The Italian Pavilion in New Italy gives visitors an idea of Italy's history and traditions.

How the bloody hell can New Italy survive amid highway work?

NEW ITALY is open for business to local and travelling visitors, with the pavilion, museum, cafe and other amenities available daily.

The village has a population of just 186, according to the 2016 census, and resident Adrian Murgo knows.

Mr Murgo settled in New Italy 12 years ago, and since then has seen the village hit by the Pacific Highway upgrade, drought, bushfires and pandemic restrictions in the last couple of years.

"We are missing locusts and frogs, I guess," he said.

Still, New Italy is open for business and happy to receive visitors.

Mr Murgo is part of the New Italy committee and lives across the road from the museum.

"Financially, we want people to come in, but also socially we love having visitors here," he explained.

 

Resident Adrian Murgo next to a sign confirming New Italy is open and ready to receive visitors.
Resident Adrian Murgo next to a sign confirming New Italy is open and ready to receive visitors.

An idea to build a service centre nearby is still being debated, but last summer's bushfires seem to have delayed that project, as no development has been submitted to council yet.

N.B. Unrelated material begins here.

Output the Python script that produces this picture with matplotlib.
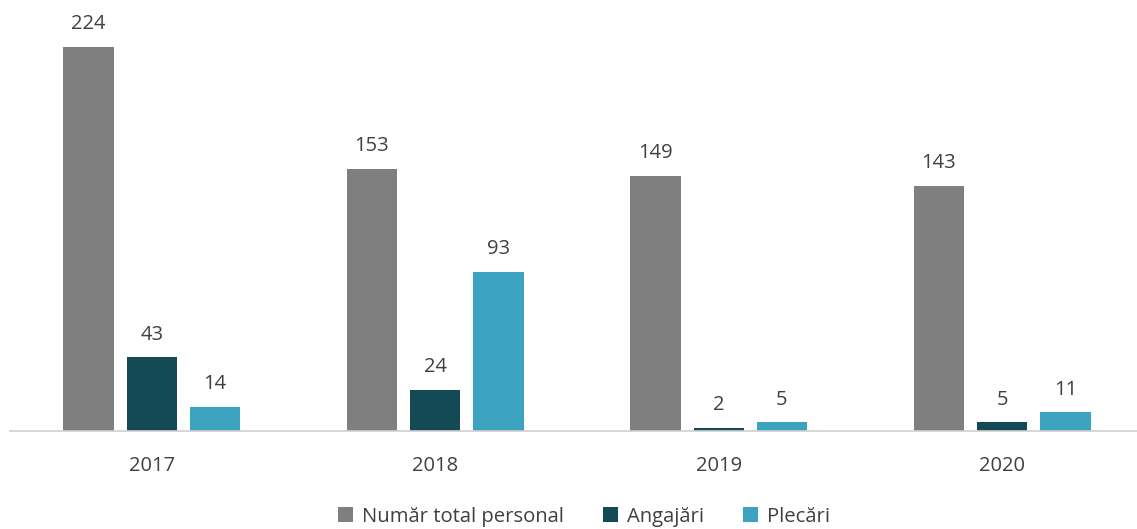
import matplotlib

matplotlib.use("Agg")
import matplotlib.pyplot as plt
import numpy as np

years = ["2017", "2018", "2019", "2020"]
total_staff = [224, 153, 149, 143]
hires = [43, 24, 2, 5]
departures = [14, 93, 5, 11]

series = [
    ("Număr total personal", total_staff, "#7f7f7f"),
    ("Angajări", hires, "#134a55"),
    ("Plecări", departures, "#3ba3bf"),
]

plt.rcParams["font.family"] = ["Open Sans", "DejaVu Sans"]
text_color = "#404040"

fig = plt.figure(figsize=(11.37, 5.29), dpi=100)
ax = fig.add_axes([10 / 1137, 98 / 529, 1134 / 1137, 431 / 529])

x = np.arange(len(years))
width = 0.177
offset = 0.223
for i, (label, values, color) in enumerate(series):
    pos = x + (i - 1) * offset
    bars = ax.bar(pos, values, width=width, color=color, label=label)
    ax.bar_label(bars, labels=[str(v) for v in values], padding=9,
                 fontsize=14.5, color=text_color)

ax.set_xlim(-0.5, 3.5)
ax.set_ylim(0, 251.4)
ax.set_yticks([])
ax.set_xticks(x)
ax.set_xticklabels(years, fontsize=14.5, color=text_color)
ax.tick_params(axis="x", length=0, pad=18)
for side in ["top", "right", "left"]:
    ax.spines[side].set_visible(False)
ax.spines["bottom"].set_color("#d0d0d0")
ax.spines["bottom"].set_linewidth(1.2)

ax.legend(loc="lower center", bbox_to_anchor=(574 / 1134, -0.265),
          ncol=3, frameon=False, fontsize=14.6, handlelength=0.75,
          handleheight=0.75, handletextpad=0.45, columnspacing=1.9,
          labelcolor=text_color)

fig.savefig("out.png", dpi=100)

"My opinion is that we need better communications, better radio, TV and phone reception. After the bushfires, we realised that living too disconnected from society is not always a good thing," he said.

"We had two fires here, and it was a miracle … no, scrap that, it was because the community showed up and helped save the silks, the memories, the photos and all the valuable objects we have in the museum, that the place is now open again.

"We are a resilient group of people, and we are also supported by descendants of Italian people that live nearby."

 

 

 

 

The treasurer and acting secretary of the New Italy Museum, Peter Blackwood, said the place remains well-visited these days.

"Pre-COVID we were averaging about 600 to 650 visitors per day, and now the numbers have obviously decreased because there are fewer people on the road, to around 350 per day on average," he said.

"We're seeing around ten overnight stays a day on the rear car park.

"The carpark is currently an RMS stop off the highway, mainly northbound traffic coming from Coffs Harbour."

Once the highway upgrade is completed, close to the end of this year, New Italy hopes to reap the benefit of word-of-mouth popularity gained during the last 18 months.